> _What you should do_
Search the records below for the word "that" and show every line where it occurs.

> _Given entries_
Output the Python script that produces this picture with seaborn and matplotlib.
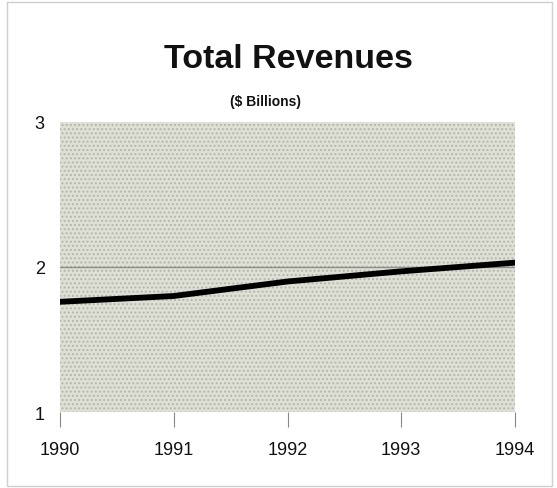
import matplotlib
matplotlib.use("Agg")
import matplotlib.pyplot as plt
import seaborn as sns
import pandas as pd
from matplotlib.patches import Rectangle

years = [1990, 1991, 1992, 1993, 1994]
revenues = [1.76, 1.80, 1.90, 1.97, 2.03]
y_ticks = [1, 2, 3]

sns.set_style("white")
plt.rcParams["font.family"] = ["Liberation Sans", "DejaVu Sans"]
plt.rcParams["hatch.linewidth"] = 0.9

df = pd.DataFrame({"year": years, "revenue": revenues})

fig = plt.figure(figsize=(5.57, 4.89), dpi=100)
fig.patch.set_facecolor("white")
# thin frame around the whole chart
fig.add_artist(Rectangle((7 / 557, 1 - 487 / 489), 545 / 557, 484 / 489,
                         transform=fig.transFigure, fill=False,
                         edgecolor="#cfcfcf", linewidth=1.0))

ax = fig.add_axes([60 / 557, 1 - 413 / 489, 455 / 557, 290 / 489])
ax.set_facecolor("white")
# stippled plot-area background
ax.add_patch(Rectangle((0, 0), 1, 1, transform=ax.transAxes,
                       facecolor="#dedfd5", edgecolor="#b4b5aa",
                       linewidth=0, hatch="....", zorder=0))

ax.axhline(2, color="#8a8f8a", linewidth=1.0, zorder=1)
sns.lineplot(data=df, x="year", y="revenue", ax=ax, color="black",
             linewidth=4.2, zorder=3)

ax.set_xlim(years[0], years[-1])
ax.set_ylim(1, 3)
ax.set_xticks(years)
ax.set_xticklabels([str(y) for y in years], fontsize=13, color="#111111")
ax.set_yticks(y_ticks)
ax.set_yticklabels([str(t) for t in y_ticks], fontsize=13, color="#111111")
ax.set_xlabel("")
ax.set_ylabel("")
for s in ax.spines.values():
    s.set_visible(False)
ax.tick_params(axis="x", length=11, width=0.8, color="#888888", pad=10,
               direction="out", bottom=True)
ax.tick_params(axis="y", length=0, pad=11)

fig.text(288 / 557, 1 - 60 / 489, "Total Revenues", ha="center", va="center",
         fontsize=24.5, fontweight="bold", color="#111111")
fig.text(266 / 557, 1 - 102 / 489, "($ Billions)", ha="center", va="center",
         fontsize=10, fontweight="bold", color="#111111")

fig.savefig("out.png", dpi=100)
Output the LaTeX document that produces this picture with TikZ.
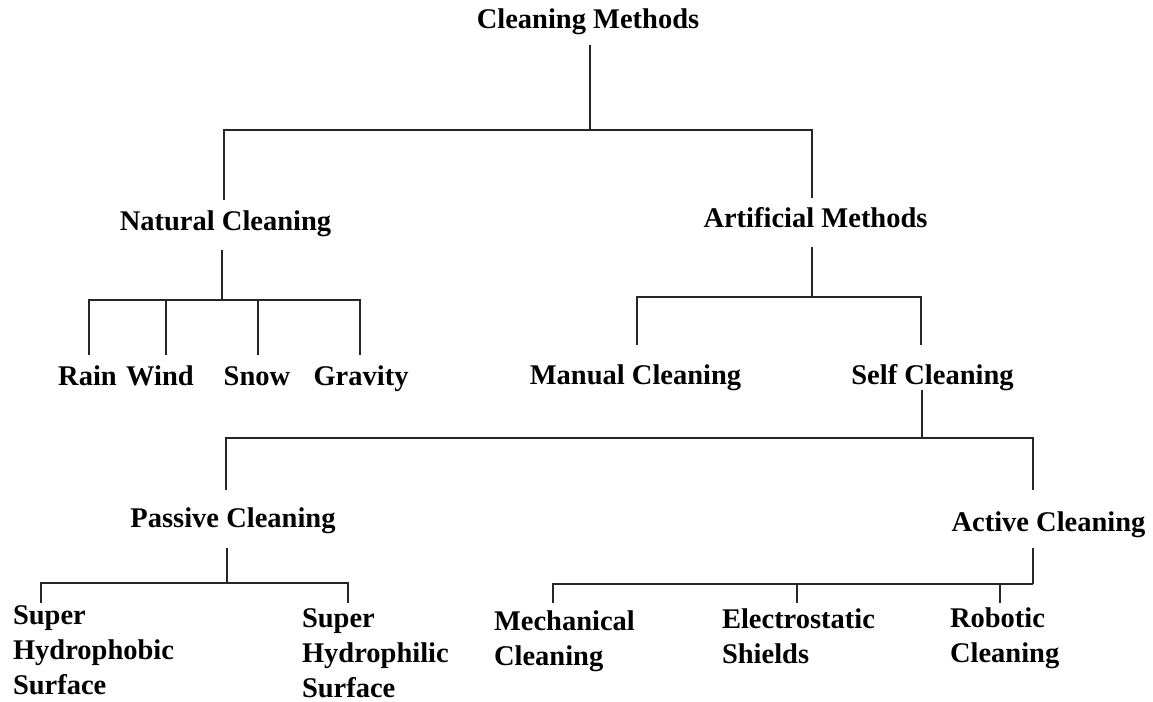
\documentclass[tikz,border=0pt]{standalone}
\usepackage{fontspec}
\setmainfont{Liberation Serif}
\begin{document}
\begin{tikzpicture}[x=1pt,y=-1pt,
  lbl/.style={inner sep=0pt,outer sep=0pt,anchor=base,font=\fontsize{28.5}{35}\selectfont\bfseries},
  mlbl/.style={inner sep=0pt,outer sep=0pt,anchor=base west,font=\fontsize{28.5}{35}\selectfont\bfseries},
  tree/.style={line width=1.8pt,draw=black!85}]
\useasboundingbox[fill=white] (0,0) rectangle (1153,701);
% nodes
\node[lbl] (root) at (588,29) {Cleaning Methods};
\node[lbl] (nat) at (225.5,230) {Natural Cleaning};
\node[lbl] (art) at (815.5,227) {Artificial Methods};
\node[lbl] (rain) at (87.5,385) {Rain};
\node[lbl] (wind) at (160,385) {Wind};
\node[lbl] (snow) at (257,385) {Snow};
\node[lbl] (grav) at (361,385) {Gravity};
\node[lbl] (man) at (635.5,384) {Manual Cleaning};
\node[lbl] (self) at (932.5,384) {Self Cleaning};
\node[lbl] (pas) at (233,527) {Passive Cleaning};
\node[lbl] (act) at (1048.5,531) {Active Cleaning};
\node[mlbl] (hphob) at (13,624) {\begin{tabular}[t]{@{}l@{}}Super\\Hydrophobic\\Surface\end{tabular}};
\node[mlbl] (hphil) at (302,627) {\begin{tabular}[t]{@{}l@{}}Super\\Hydrophilic\\Surface\end{tabular}};
\node[mlbl] (mech) at (494,630) {\begin{tabular}[t]{@{}l@{}}Mechanical\\Cleaning\end{tabular}};
\node[mlbl] (elec) at (722,628) {\begin{tabular}[t]{@{}l@{}}Electrostatic\\Shields\end{tabular}};
\node[mlbl] (robo) at (950,627) {\begin{tabular}[t]{@{}l@{}}Robotic\\Cleaning\end{tabular}};
% connector points
\coordinate (rootout) at (590,45);  \coordinate (rootbus) at (590,130);
\coordinate (natin) at (224,200);   \coordinate (artin) at (812,198);
\coordinate (natout) at (222,250);  \coordinate (natbus) at (222,300);
\coordinate (rainin) at (89,355);   \coordinate (windin) at (166,355);
\coordinate (snowin) at (258,355);  \coordinate (gravin) at (360,355);
\coordinate (artout) at (812,247);  \coordinate (artbus) at (812,297);
\coordinate (manin) at (637,345);   \coordinate (selfin) at (921,345);
\coordinate (selfout) at (922,390); \coordinate (selfbus) at (922,438);
\coordinate (pasin) at (226,490);   \coordinate (actin) at (1033,490);
\coordinate (pasout) at (227,548);  \coordinate (pasbus) at (227,583);
\coordinate (hphobin) at (41,603);  \coordinate (hphilin) at (348,603);
\coordinate (actout) at (1033,548); \coordinate (actbus) at (1033,584);
\coordinate (mechin) at (553,603);  \coordinate (elecin) at (797,603);
\coordinate (roboin) at (1000,603);
% connectors
\draw[tree] (rootout) -- (rootbus);
\draw[tree] (natin) |- (rootbus) -| (artin);
\draw[tree] (natout) -- (natbus);
\draw[tree] (rainin) |- (natbus) -| (gravin);
\draw[tree] (windin) -- (windin |- natbus);
\draw[tree] (snowin) -- (snowin |- natbus);
\draw[tree] (artout) -- (artbus);
\draw[tree] (manin) |- (artbus) -| (selfin);
\draw[tree] (selfout) -- (selfbus);
\draw[tree] (pasin) |- (selfbus) -| (actin);
\draw[tree] (pasout) -- (pasbus);
\draw[tree] (hphobin) |- (pasbus) -| (hphilin);
\draw[tree] (actout) -- (actbus);
\draw[tree] (mechin) |- (actbus);
\draw[tree] (elecin) -- (elecin |- actbus);
\draw[tree] (roboin) -- (roboin |- actbus);
\end{tikzpicture}
\end{document}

> _Answer for this exercise_
Output the Python script that produces this picture with seaborn and matplotlib.
Output the LaTeX document that produces this picture with TikZ.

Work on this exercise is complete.